All of the lines below are to be printed again exactly; images are excluded from the output.

>> Begin

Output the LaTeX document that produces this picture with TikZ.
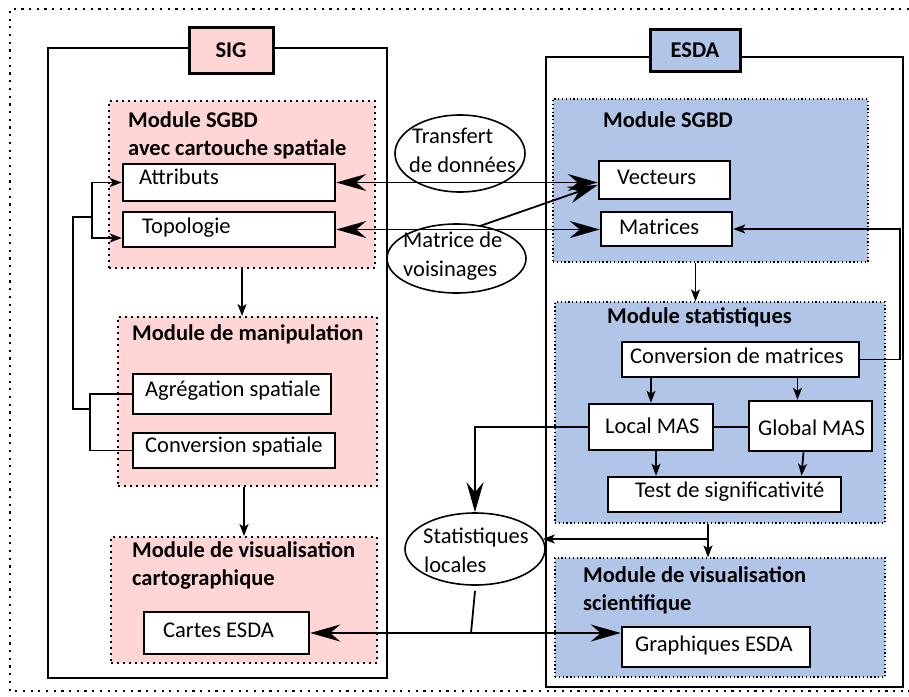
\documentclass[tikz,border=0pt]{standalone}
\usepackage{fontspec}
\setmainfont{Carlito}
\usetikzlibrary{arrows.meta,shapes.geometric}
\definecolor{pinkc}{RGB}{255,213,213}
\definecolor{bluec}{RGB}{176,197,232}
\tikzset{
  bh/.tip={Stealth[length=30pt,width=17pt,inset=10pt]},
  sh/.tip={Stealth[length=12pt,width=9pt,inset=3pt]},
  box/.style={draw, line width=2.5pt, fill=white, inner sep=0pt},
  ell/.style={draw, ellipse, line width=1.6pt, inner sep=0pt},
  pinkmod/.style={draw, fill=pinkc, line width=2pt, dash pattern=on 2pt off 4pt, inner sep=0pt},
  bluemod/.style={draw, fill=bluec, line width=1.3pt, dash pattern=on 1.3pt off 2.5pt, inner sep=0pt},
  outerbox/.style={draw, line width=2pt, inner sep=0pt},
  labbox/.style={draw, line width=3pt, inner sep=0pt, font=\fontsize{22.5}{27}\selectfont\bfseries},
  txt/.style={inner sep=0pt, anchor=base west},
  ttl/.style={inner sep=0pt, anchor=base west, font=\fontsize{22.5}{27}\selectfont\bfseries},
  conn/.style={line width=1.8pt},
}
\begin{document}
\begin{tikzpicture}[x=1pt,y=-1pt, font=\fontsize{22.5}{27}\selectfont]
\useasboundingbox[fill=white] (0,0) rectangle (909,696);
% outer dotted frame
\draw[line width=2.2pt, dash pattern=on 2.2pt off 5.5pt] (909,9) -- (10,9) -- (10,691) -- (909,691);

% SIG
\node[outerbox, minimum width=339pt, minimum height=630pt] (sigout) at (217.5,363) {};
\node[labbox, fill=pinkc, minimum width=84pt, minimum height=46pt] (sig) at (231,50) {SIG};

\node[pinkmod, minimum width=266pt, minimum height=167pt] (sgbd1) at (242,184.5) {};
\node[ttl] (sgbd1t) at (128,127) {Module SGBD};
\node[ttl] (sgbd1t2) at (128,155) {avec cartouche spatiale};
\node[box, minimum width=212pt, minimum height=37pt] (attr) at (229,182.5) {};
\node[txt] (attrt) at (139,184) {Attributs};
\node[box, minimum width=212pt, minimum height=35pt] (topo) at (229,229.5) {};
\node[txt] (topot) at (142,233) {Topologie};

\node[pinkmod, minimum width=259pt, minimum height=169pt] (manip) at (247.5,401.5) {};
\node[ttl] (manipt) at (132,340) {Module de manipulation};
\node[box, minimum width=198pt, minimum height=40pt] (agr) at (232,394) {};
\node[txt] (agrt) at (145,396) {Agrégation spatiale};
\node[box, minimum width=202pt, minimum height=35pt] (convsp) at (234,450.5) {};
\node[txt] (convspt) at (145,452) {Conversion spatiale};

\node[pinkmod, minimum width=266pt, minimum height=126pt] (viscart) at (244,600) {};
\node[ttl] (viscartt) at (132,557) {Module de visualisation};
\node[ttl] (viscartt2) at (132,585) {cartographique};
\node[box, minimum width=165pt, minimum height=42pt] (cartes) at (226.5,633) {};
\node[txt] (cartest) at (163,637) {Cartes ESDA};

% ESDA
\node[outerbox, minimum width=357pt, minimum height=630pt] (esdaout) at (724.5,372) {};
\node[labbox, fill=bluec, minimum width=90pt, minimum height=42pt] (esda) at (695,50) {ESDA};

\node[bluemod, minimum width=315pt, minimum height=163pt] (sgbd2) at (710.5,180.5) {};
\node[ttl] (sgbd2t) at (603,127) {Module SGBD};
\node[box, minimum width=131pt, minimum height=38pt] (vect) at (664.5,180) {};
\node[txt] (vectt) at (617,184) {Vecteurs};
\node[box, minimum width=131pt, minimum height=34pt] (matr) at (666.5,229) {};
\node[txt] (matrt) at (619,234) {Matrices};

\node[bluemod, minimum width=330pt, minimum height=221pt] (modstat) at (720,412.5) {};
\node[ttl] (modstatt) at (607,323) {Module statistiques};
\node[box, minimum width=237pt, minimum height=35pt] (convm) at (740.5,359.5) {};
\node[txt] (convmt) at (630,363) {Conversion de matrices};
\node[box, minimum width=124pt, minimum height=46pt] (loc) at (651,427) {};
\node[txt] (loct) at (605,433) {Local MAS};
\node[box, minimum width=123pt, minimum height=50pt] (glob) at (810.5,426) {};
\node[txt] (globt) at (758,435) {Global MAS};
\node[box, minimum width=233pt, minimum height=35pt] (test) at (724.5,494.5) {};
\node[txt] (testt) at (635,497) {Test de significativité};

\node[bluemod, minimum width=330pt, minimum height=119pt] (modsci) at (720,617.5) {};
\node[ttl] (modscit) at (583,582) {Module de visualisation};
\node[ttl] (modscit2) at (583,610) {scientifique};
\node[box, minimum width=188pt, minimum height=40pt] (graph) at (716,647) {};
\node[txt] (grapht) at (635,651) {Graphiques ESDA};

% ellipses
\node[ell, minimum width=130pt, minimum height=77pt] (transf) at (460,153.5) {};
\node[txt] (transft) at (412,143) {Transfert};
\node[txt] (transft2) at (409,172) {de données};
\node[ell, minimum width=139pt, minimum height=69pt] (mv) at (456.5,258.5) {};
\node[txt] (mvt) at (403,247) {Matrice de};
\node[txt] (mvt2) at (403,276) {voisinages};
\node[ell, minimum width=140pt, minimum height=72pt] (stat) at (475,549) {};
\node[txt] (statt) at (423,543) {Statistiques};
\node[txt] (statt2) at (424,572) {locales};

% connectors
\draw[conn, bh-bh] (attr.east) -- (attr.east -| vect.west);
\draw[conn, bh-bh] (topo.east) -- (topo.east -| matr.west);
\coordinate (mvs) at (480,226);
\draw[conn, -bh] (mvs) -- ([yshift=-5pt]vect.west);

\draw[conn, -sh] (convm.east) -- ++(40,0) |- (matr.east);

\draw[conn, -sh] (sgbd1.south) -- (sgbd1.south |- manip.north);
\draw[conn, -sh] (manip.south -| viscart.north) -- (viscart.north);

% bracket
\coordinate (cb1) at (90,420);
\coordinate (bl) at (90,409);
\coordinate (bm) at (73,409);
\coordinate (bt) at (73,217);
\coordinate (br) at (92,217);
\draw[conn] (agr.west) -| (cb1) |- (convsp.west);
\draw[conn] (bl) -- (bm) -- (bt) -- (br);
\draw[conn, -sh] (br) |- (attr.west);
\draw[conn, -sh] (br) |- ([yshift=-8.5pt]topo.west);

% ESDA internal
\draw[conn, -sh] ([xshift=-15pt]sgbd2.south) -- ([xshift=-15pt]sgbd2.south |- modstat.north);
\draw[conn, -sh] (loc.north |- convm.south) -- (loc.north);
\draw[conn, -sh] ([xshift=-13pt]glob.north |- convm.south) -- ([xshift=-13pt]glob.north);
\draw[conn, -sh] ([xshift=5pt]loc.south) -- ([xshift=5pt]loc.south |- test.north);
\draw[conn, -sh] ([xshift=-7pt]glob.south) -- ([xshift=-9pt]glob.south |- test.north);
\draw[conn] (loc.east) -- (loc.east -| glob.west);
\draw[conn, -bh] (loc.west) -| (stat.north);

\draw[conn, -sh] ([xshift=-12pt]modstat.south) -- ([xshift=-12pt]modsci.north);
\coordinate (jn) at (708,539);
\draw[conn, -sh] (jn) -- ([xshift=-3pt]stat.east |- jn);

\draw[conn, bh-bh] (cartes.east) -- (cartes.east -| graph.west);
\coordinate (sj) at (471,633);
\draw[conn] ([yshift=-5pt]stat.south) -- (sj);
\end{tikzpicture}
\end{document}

>> End

*FINAL ANSWER*:
Output the LaTeX document that produces this picture with TikZ.
\documentclass[tikz,border=0pt]{standalone}
\usepackage{fontspec}
\setmainfont{Carlito}
\usetikzlibrary{arrows.meta,shapes.geometric}
\definecolor{pinkc}{RGB}{255,213,213}
\definecolor{bluec}{RGB}{176,197,232}
\tikzset{
  bh/.tip={Stealth[length=30pt,width=17pt,inset=10pt]},
  sh/.tip={Stealth[length=12pt,width=9pt,inset=3pt]},
  box/.style={draw, line width=2.5pt, fill=white, inner sep=0pt},
  ell/.style={draw, ellipse, line width=1.6pt, inner sep=0pt},
  pinkmod/.style={draw, fill=pinkc, line width=2pt, dash pattern=on 2pt off 4pt, inner sep=0pt},
  bluemod/.style={draw, fill=bluec, line width=1.3pt, dash pattern=on 1.3pt off 2.5pt, inner sep=0pt},
  outerbox/.style={draw, line width=2pt, inner sep=0pt},
  labbox/.style={draw, line width=3pt, inner sep=0pt, font=\fontsize{22.5}{27}\selectfont\bfseries},
  txt/.style={inner sep=0pt, anchor=base west},
  ttl/.style={inner sep=0pt, anchor=base west, font=\fontsize{22.5}{27}\selectfont\bfseries},
  conn/.style={line width=1.8pt},
}
\begin{document}
\begin{tikzpicture}[x=1pt,y=-1pt, font=\fontsize{22.5}{27}\selectfont]
\useasboundingbox[fill=white] (0,0) rectangle (909,696);
% outer dotted frame
\draw[line width=2.2pt, dash pattern=on 2.2pt off 5.5pt] (909,9) -- (10,9) -- (10,691) -- (909,691);

% SIG
\node[outerbox, minimum width=339pt, minimum height=630pt] (sigout) at (217.5,363) {};
\node[labbox, fill=pinkc, minimum width=84pt, minimum height=46pt] (sig) at (231,50) {SIG};

\node[pinkmod, minimum width=266pt, minimum height=167pt] (sgbd1) at (242,184.5) {};
\node[ttl] (sgbd1t) at (128,127) {Module SGBD};
\node[ttl] (sgbd1t2) at (128,155) {avec cartouche spatiale};
\node[box, minimum width=212pt, minimum height=37pt] (attr) at (229,182.5) {};
\node[txt] (attrt) at (139,184) {Attributs};
\node[box, minimum width=212pt, minimum height=35pt] (topo) at (229,229.5) {};
\node[txt] (topot) at (142,233) {Topologie};

\node[pinkmod, minimum width=259pt, minimum height=169pt] (manip) at (247.5,401.5) {};
\node[ttl] (manipt) at (132,340) {Module de manipulation};
\node[box, minimum width=198pt, minimum height=40pt] (agr) at (232,394) {};
\node[txt] (agrt) at (145,396) {Agrégation spatiale};
\node[box, minimum width=202pt, minimum height=35pt] (convsp) at (234,450.5) {};
\node[txt] (convspt) at (145,452) {Conversion spatiale};

\node[pinkmod, minimum width=266pt, minimum height=126pt] (viscart) at (244,600) {};
\node[ttl] (viscartt) at (132,557) {Module de visualisation};
\node[ttl] (viscartt2) at (132,585) {cartographique};
\node[box, minimum width=165pt, minimum height=42pt] (cartes) at (226.5,633) {};
\node[txt] (cartest) at (163,637) {Cartes ESDA};

% ESDA
\node[outerbox, minimum width=357pt, minimum height=630pt] (esdaout) at (724.5,372) {};
\node[labbox, fill=bluec, minimum width=90pt, minimum height=42pt] (esda) at (695,50) {ESDA};

\node[bluemod, minimum width=315pt, minimum height=163pt] (sgbd2) at (710.5,180.5) {};
\node[ttl] (sgbd2t) at (603,127) {Module SGBD};
\node[box, minimum width=131pt, minimum height=38pt] (vect) at (664.5,180) {};
\node[txt] (vectt) at (617,184) {Vecteurs};
\node[box, minimum width=131pt, minimum height=34pt] (matr) at (666.5,229) {};
\node[txt] (matrt) at (619,234) {Matrices};

\node[bluemod, minimum width=330pt, minimum height=221pt] (modstat) at (720,412.5) {};
\node[ttl] (modstatt) at (607,323) {Module statistiques};
\node[box, minimum width=237pt, minimum height=35pt] (convm) at (740.5,359.5) {};
\node[txt] (convmt) at (630,363) {Conversion de matrices};
\node[box, minimum width=124pt, minimum height=46pt] (loc) at (651,427) {};
\node[txt] (loct) at (605,433) {Local MAS};
\node[box, minimum width=123pt, minimum height=50pt] (glob) at (810.5,426) {};
\node[txt] (globt) at (758,435) {Global MAS};
\node[box, minimum width=233pt, minimum height=35pt] (test) at (724.5,494.5) {};
\node[txt] (testt) at (635,497) {Test de significativité};

\node[bluemod, minimum width=330pt, minimum height=119pt] (modsci) at (720,617.5) {};
\node[ttl] (modscit) at (583,582) {Module de visualisation};
\node[ttl] (modscit2) at (583,610) {scientifique};
\node[box, minimum width=188pt, minimum height=40pt] (graph) at (716,647) {};
\node[txt] (grapht) at (635,651) {Graphiques ESDA};

% ellipses
\node[ell, minimum width=130pt, minimum height=77pt] (transf) at (460,153.5) {};
\node[txt] (transft) at (412,143) {Transfert};
\node[txt] (transft2) at (409,172) {de données};
\node[ell, minimum width=139pt, minimum height=69pt] (mv) at (456.5,258.5) {};
\node[txt] (mvt) at (403,247) {Matrice de};
\node[txt] (mvt2) at (403,276) {voisinages};
\node[ell, minimum width=140pt, minimum height=72pt] (stat) at (475,549) {};
\node[txt] (statt) at (423,543) {Statistiques};
\node[txt] (statt2) at (424,572) {locales};

% connectors
\draw[conn, bh-bh] (attr.east) -- (attr.east -| vect.west);
\draw[conn, bh-bh] (topo.east) -- (topo.east -| matr.west);
\coordinate (mvs) at (480,226);
\draw[conn, -bh] (mvs) -- ([yshift=-5pt]vect.west);

\draw[conn, -sh] (convm.east) -- ++(40,0) |- (matr.east);

\draw[conn, -sh] (sgbd1.south) -- (sgbd1.south |- manip.north);
\draw[conn, -sh] (manip.south -| viscart.north) -- (viscart.north);

% bracket
\coordinate (cb1) at (90,420);
\coordinate (bl) at (90,409);
\coordinate (bm) at (73,409);
\coordinate (bt) at (73,217);
\coordinate (br) at (92,217);
\draw[conn] (agr.west) -| (cb1) |- (convsp.west);
\draw[conn] (bl) -- (bm) -- (bt) -- (br);
\draw[conn, -sh] (br) |- (attr.west);
\draw[conn, -sh] (br) |- ([yshift=-8.5pt]topo.west);

% ESDA internal
\draw[conn, -sh] ([xshift=-15pt]sgbd2.south) -- ([xshift=-15pt]sgbd2.south |- modstat.north);
\draw[conn, -sh] (loc.north |- convm.south) -- (loc.north);
\draw[conn, -sh] ([xshift=-13pt]glob.north |- convm.south) -- ([xshift=-13pt]glob.north);
\draw[conn, -sh] ([xshift=5pt]loc.south) -- ([xshift=5pt]loc.south |- test.north);
\draw[conn, -sh] ([xshift=-7pt]glob.south) -- ([xshift=-9pt]glob.south |- test.north);
\draw[conn] (loc.east) -- (loc.east -| glob.west);
\draw[conn, -bh] (loc.west) -| (stat.north);

\draw[conn, -sh] ([xshift=-12pt]modstat.south) -- ([xshift=-12pt]modsci.north);
\coordinate (jn) at (708,539);
\draw[conn, -sh] (jn) -- ([xshift=-3pt]stat.east |- jn);

\draw[conn, bh-bh] (cartes.east) -- (cartes.east -| graph.west);
\coordinate (sj) at (471,633);
\draw[conn] ([yshift=-5pt]stat.south) -- (sj);
\end{tikzpicture}
\end{document}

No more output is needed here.